We have the power to reflect on the unified vision that the great sages and seers have passed on to us. If we would follow their example, we will set out to verify these teachings in our lives -- on our own inner touchstone of truth. As reflection and experience convince us of the oneness of existence, the mind begins to foster a true reverence for the whole of the natural world. Nature comes to life in our thoughts, and we begin to perceive a much larger reality. We have a growing sense of invisible but intelligent beings interacting with everything we know. We speak to them in silent wonder as we commune with what we love. And they invite us to explore the great Mystery within every living being.

What force gives us the will to free ourselves from exclusive points of view? How do we soften the stubborn attitudes that override our finer feelings? When we open ourselves to any form of kindness, we are touched by a powerful presence that always brings us closer to our true self. We recognize this presence in our communion with life: it is the one who gives us our most precious insights into who we are and why we are here. It is our inner Guide, the embodiment of our highest aspirations. In truth we are the student of our inner Master, and our purpose is to emulate our teacher.

How can this Master be a living being whose example we can follow? The answer lies in how well we are prepared to forge a living link between our highest self and our own humanity. Can we manifest the noblest side of us and ensoul it with life? Are we willing to embrace this life and let go of all that is mean and selfish? . . . When the student is ready, the Master appears.
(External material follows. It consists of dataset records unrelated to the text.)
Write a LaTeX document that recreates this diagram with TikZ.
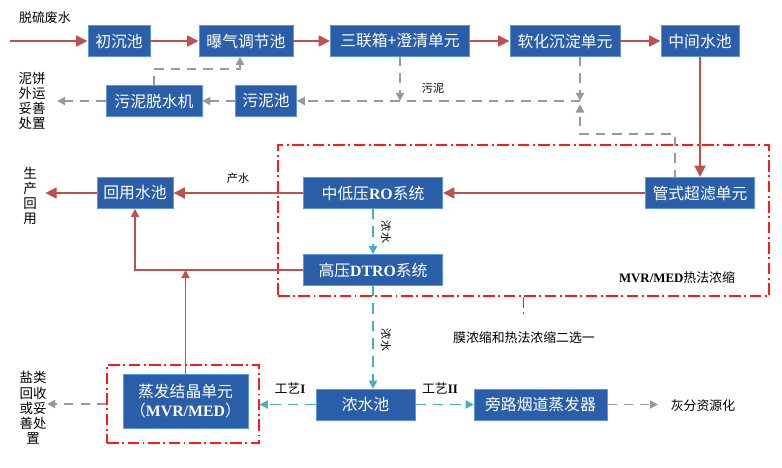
\documentclass[tikz,border=0pt]{standalone}
\usepackage{fontspec}
\setmainfont{Noto Sans CJK SC}
\newfontfamily\tnr{Liberation Serif}
\usepackage{xcolor}
\usepackage{tikz}
\usetikzlibrary{arrows.meta,positioning}
\definecolor{boxblue}{HTML}{2A5EA8}
\definecolor{boxedge}{HTML}{5B9BD5}
\definecolor{flowred}{HTML}{C0504D}
\definecolor{mudgray}{HTML}{999999}
\definecolor{brinecyan}{HTML}{4BACC6}
\definecolor{framered}{HTML}{FF1A1A}
\newcommand\engb[1]{{\tnr\bfseries #1}}

\begin{document}
\begin{tikzpicture}[x=0.03cm, y=-0.03cm,
  box/.style={draw=boxedge, fill=boxblue, text=white, minimum height=0.93cm,
              inner sep=1pt, align=center, font=\fontsize{13.5}{16}\selectfont},
  main/.style={-{Triangle[length=10pt,width=9pt]}, flowred, line width=2.5pt},
  back/.style={-{Triangle[length=7pt,width=7pt]}, flowred, line width=1.3pt},
  mud/.style={-{Triangle[length=7pt,width=7pt]}, mudgray, line width=1.5pt,
              dash pattern=on 8pt off 6pt},
  brine/.style={-{Triangle[length=7pt,width=7pt]}, brinecyan, line width=1.5pt,
                dash pattern=on 9pt off 6pt},
  frame/.style={draw=framered, line width=1.2pt,
                dash pattern=on 10pt off 3pt on 1.5pt off 3pt},
  lbl/.style={font=\fontsize{11}{13}\selectfont},
  small/.style={font=\fontsize{9.5}{11}\selectfont},
  col/.style={align=center, font=\fontsize{11.5}{13}\selectfont}
]
  \useasboundingbox (0,0) rectangle (782,467);

  % first row
  \node[box, minimum width=1.86cm] (c1) at (119,41) {初沉池};
  \node[box, minimum width=2.82cm] (c2) at (246,41) {曝气调节池};
  \node[box, minimum width=4.17cm] (c3) at (400,41) {三联箱+澄清单元};
  \node[box, minimum width=3.3cm]  (c4) at (565,41) {软化沉淀单元};
  \node[box, minimum width=2.34cm] (c5) at (700,41) {中间水池};
  \coordinate (feedin) at (10,41);
  \node[lbl] (feed) at (45,18) {脱硫废水};
  \draw[main] (feedin) -- (c1);
  \draw[main] (c1) -- (c2);
  \draw[main] (c2) -- (c3);
  \draw[main] (c3) -- (c4);
  \draw[main] (c4) -- (c5);

  % sludge line
  \node[box, minimum width=2.88cm] (dw) at (154,101) {污泥脱水机};
  \node[box, minimum width=1.83cm] (sp) at (266,101) {污泥池};
  \node[col] (cake) at (32,101) {泥饼\\外运\\妥善\\处置};
  \node[small] (mudlbl) at (433,88) {污泥};
  \coordinate (j1) at (400,101);
  \coordinate (j2) at (580,101);
  \coordinate (j3) at (675,134);
  \coordinate (j4) at (240,69);
  \coordinate (cakeout) at (57,101);
  \draw[mud] (c3.south) -- (j1);
  \draw[mud] (j2 |- c4.south) -- (j2);
  \draw[mud] (j3 |- 0,179) -- (j3) -| ([yshift=-0.1cm]j2);
  \draw[mud] (j2) -- (sp);
  \draw[mud] (sp) -- (dw);
  \draw[mud] (dw) -- (cakeout);
  \draw[mud] (dw.north) |- (j4) -- (j4 |- c2.south);

  % membrane part
  \node[frame, minimum width=14.73cm, minimum height=4.53cm] (memb) at (523.5,220.5) {};
  \node[box, minimum width=2.28cm] (reuse) at (135,193) {回用水池};
  \node[box, minimum width=4.17cm] (ro) at (373,193) {中低压\engb{RO}系统};
  \node[box, minimum width=3.27cm] (uf) at (700,193) {管式超滤单元};
  \node[box, minimum width=4.17cm] (dtro) at (373,270) {高压\engb{DTRO}系统};
  \node[col] (use) at (30,196) {生\\产\\回\\用};
  \node[small] (prod) at (238,178) {产水};
  \node[small, rotate=-90] (conc1) at (386,232) {浓水};
  \node[lbl] (therm) at (677,278) {\engb{MVR/MED}热法浓缩};
  \node[lbl] (choice) at (524,338) {膜浓缩和热法浓缩二选一};
  \coordinate (useout) at (45,193);
  \draw[main] (c5) -- (uf);
  \draw[main] (uf) -- (ro);
  \draw[main] (ro) -- (reuse);
  \draw[main] (reuse) -- (useout);
  \draw[back] (dtro.west) -| (reuse.south);
  \draw[brine] (ro) -- (dtro);
  \draw[frame] (memb.south) -- +(0,19);

  % bottom row
  \node[frame, minimum width=4.56cm, minimum height=2.34cm] (evf) at (183,404) {};
  \node[box, minimum width=3.75cm, minimum height=1.62cm] (evap) at (185.5,401)
       {蒸发结晶单元\\（\engb{MVR/MED}）};
  \node[box, minimum width=2.97cm] (pool) at (365.5,404.5) {浓水池};
  \node[box, minimum width=3.99cm] (flue) at (540.5,404.5) {旁路烟道蒸发器};
  \node[col] (salt) at (33,408) {盐类\\回收\\或妥\\善处\\置};
  \node[lbl] (ashlbl) at (703,406) {灰分资源化};
  \node[lbl] (way1) at (290,388) {工艺\engb{I}};
  \node[lbl] (way2) at (440,388) {工艺\engb{II}};
  \node[small, rotate=-90] (conc2) at (386,340) {浓水};
  \coordinate (saltout) at (47,404);
  \coordinate (ashout) at (658,404.5);
  \draw[back] (evap.north) -- (evap.north |- dtro.west);
  \draw[brine] (dtro.south) -- (dtro.south |- pool.north);
  \draw[brine] (pool) -- (evf.east |- pool.west);
  \draw[brine] (pool) -- (flue);
  \draw[mud] (flue) -- (ashout);
  \draw[mud] (evf.west |- saltout) -- (saltout);
\end{tikzpicture}
\end{document}
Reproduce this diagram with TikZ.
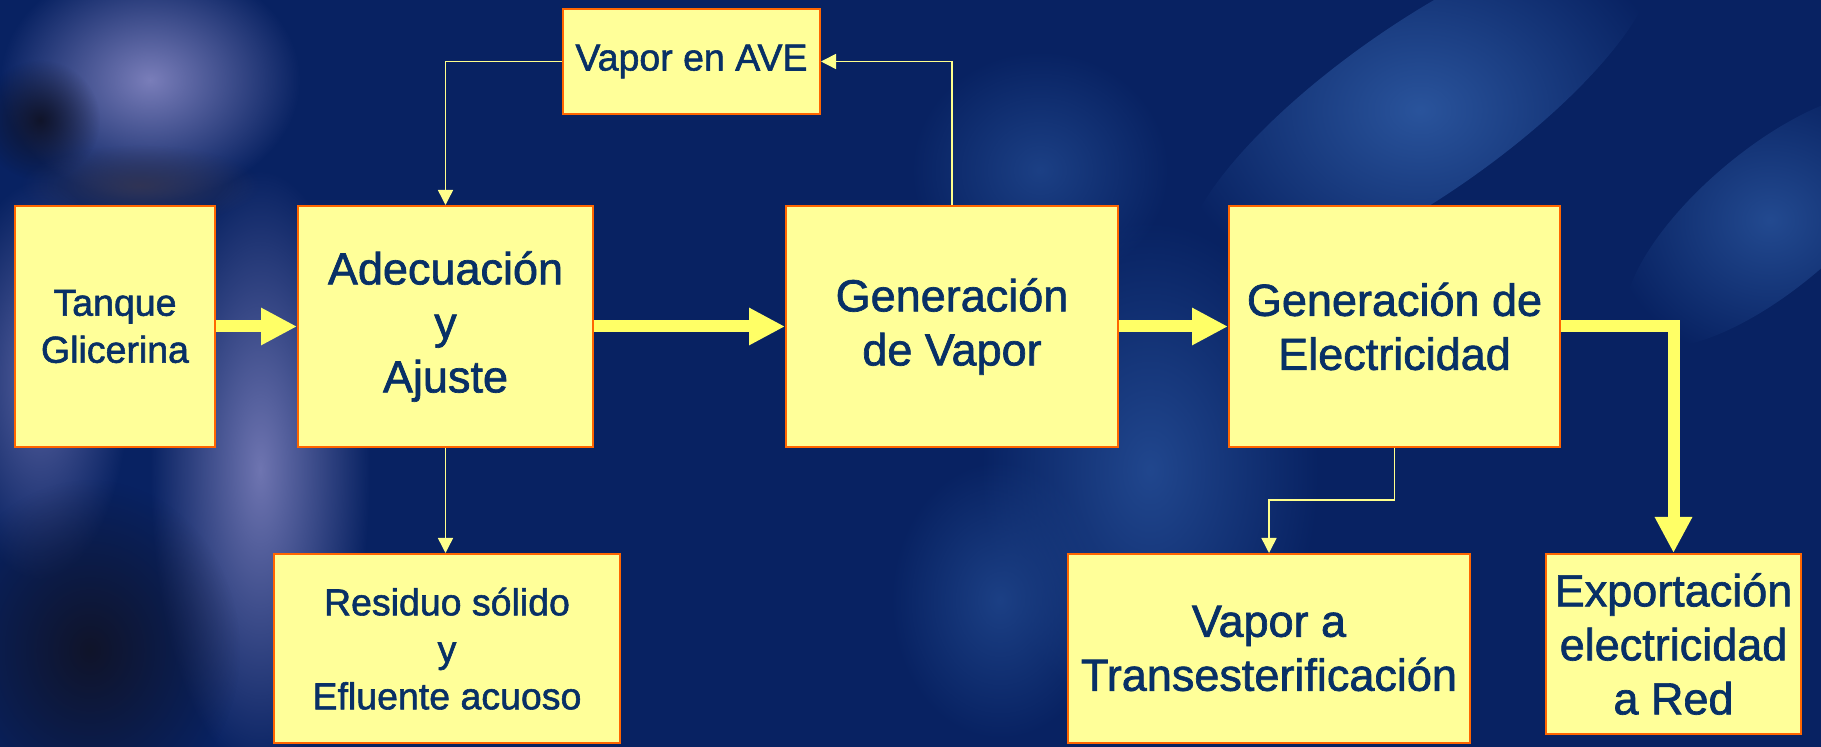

Here is the pathway to our inner source of wisdom. It is a journey that takes us to the secret reaches of human nature: to the roots of prejudice, intolerance, impatience, and aversion; to the source of pride, arrogance, disrespect, and scorn. All of them stem from our illusions of separateness and the false sense of self that make us think we can gain from them. But with the help of our compassionate Guide, we can learn to see through every attitude we have against the personalities of other people -- to the hidden Master within each of them. This is where our true interest lies, for it is the way we align ourselves with those who have a knowledge of things divine. With such a vision we gain access to the Guardians of mankind -- in the sanctuary of our deepest contemplation.

Would we be trained in developing our latent powers? There is nothing powerful in being attached to the prowess of achieving visible effects -- there is only weakness. The training that is needed most to work with nature is the self-control we have to learn. The mission for which the Masters need our cooperation is that we learn to work with one another and with all of our environment. Paradoxically, true disciples are trained by allowing them to be deceived: to be prejudiced against appearances, to think others are unworthy, and to look down upon them. This system of training is used to draw out the whole inner nature, to expose every aspect that the ego has concealed and put it to the proof -- so the disciple can discover how he is deceiving himself.

The same kind of discovery has guided many of us to associate with other like-minded students to help keep the theosophical movement alive. But its life does not depend on how much we study philosophy and religion or how well we can explain the teachings. It depends on how devoted we are to following the example of the movement's greatest friend. Instead of prejudging the karma of another, we would be sensitive enough to let something of the true person call forth our essential humanity. We would have understanding for the trials that all of us have in exposing our own self-deception. And we would remember why we are really here -- to make the spirit of compassion a living force in our lives.